The 1975, Nile Rodgers, Jessie Ware, and more have signed a new open letter pledging to fight against systemic racism and other forms of prejudice within the music industry, as Variety points out. The #NoSilenceInMusic letter was also signed by over 700 members of the UK music industry, including producers, songwriters, managers, and more.
“We, representatives from the music industry, write to demonstrate and express our determination, that love, unity and friendship, not division and hatred, must and will always be our common cause,” the letter begins. Signees also pledged to “speak out and stand together in solidarity” when witnessing issues of “islamophobia, xenophobia, homophobia, and transphobia” in addition to systemic racism. “We stand together, to educate and wipe out racism now and for our future generations,” the letter concludes. Read it in full below (via Variety).

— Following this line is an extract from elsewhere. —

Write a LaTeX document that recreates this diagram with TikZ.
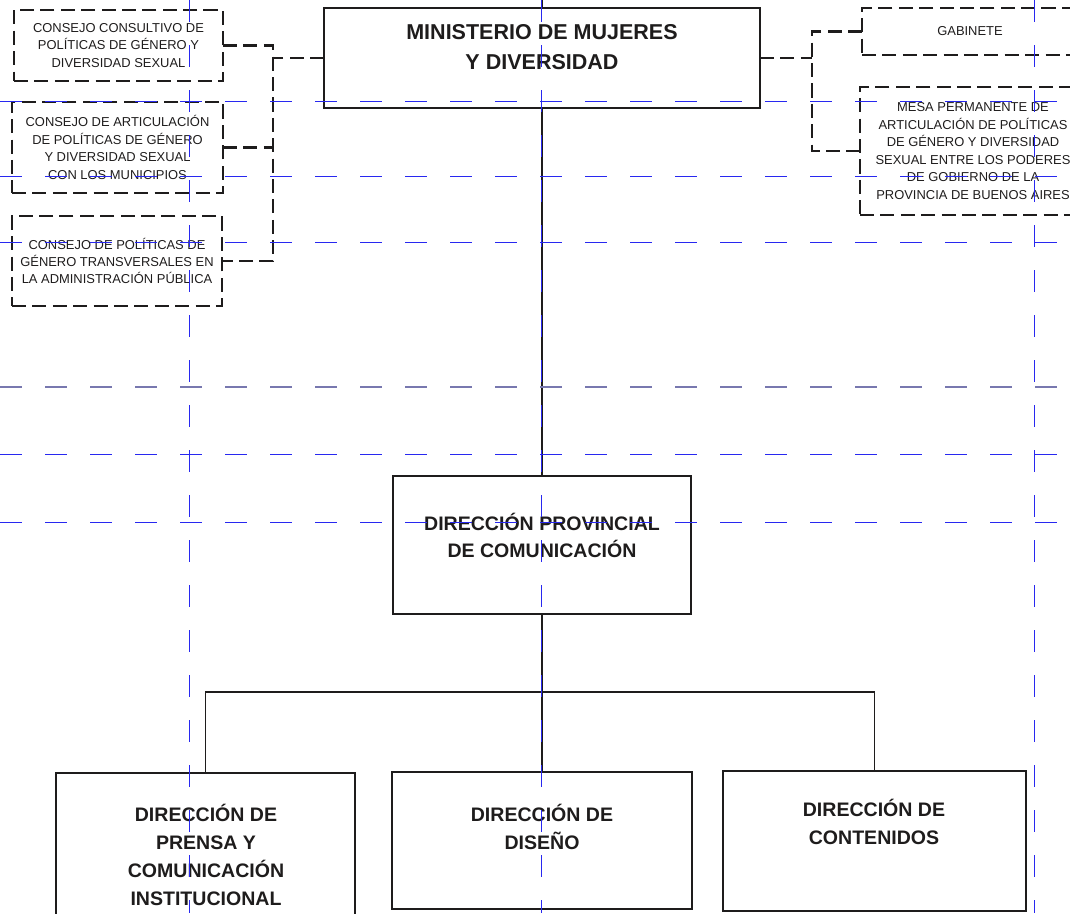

The letter arrives days after London rapper Wiley was dropped by his management company following a series of anti-Semitic statements and remarks that he posted on social media. On Tuesday (July 28), the Artist Rights Alliance (ARA) shared an open letter signed by artists including Mick Jagger, Lorde, Pearl Jam, Elvis Costello, and more regarding the unauthorized use of music by politicians.
Read “Can Pop Stars Be Political Organizers?” over on the Pitch.
We, representatives from the music industry, write to demonstrate and express our determination, that love, unity and friendship, not division and hatred, must and will always be our common cause.
In recent months through a series of events and incidents, the anti-black racists and antisemites, plus those who advocate islamophobia, xenophobia, homophobia and transphobia, have repeatedly demonstrated that they clearly want us all to fail. Whether it be systemic racism and racial inequality highlighted by continued police brutality in America or anti-Jewish racism promulgated through online attacks, the result is the same: suspicion, hatred and division. We are at our worst when we attack one another.
Minorities from all backgrounds and faiths have struggled and suffered. From slavery to the Holocaust we have painful collective memories. All forms of racism have the same roots — ignorance, lack of education and scapegoating. We, the British music industry are proudly uniting to amplify our voices, to take responsibility, to speak out and stand together in solidarity. Silence is not an option.
There is a global love for music, irrespective of race, religion, sexuality and gender. Music brings joy and hope and connects us all. Through music, education and empathy we can find unity. We stand together, to educate and wipe out racism now and for our future generations.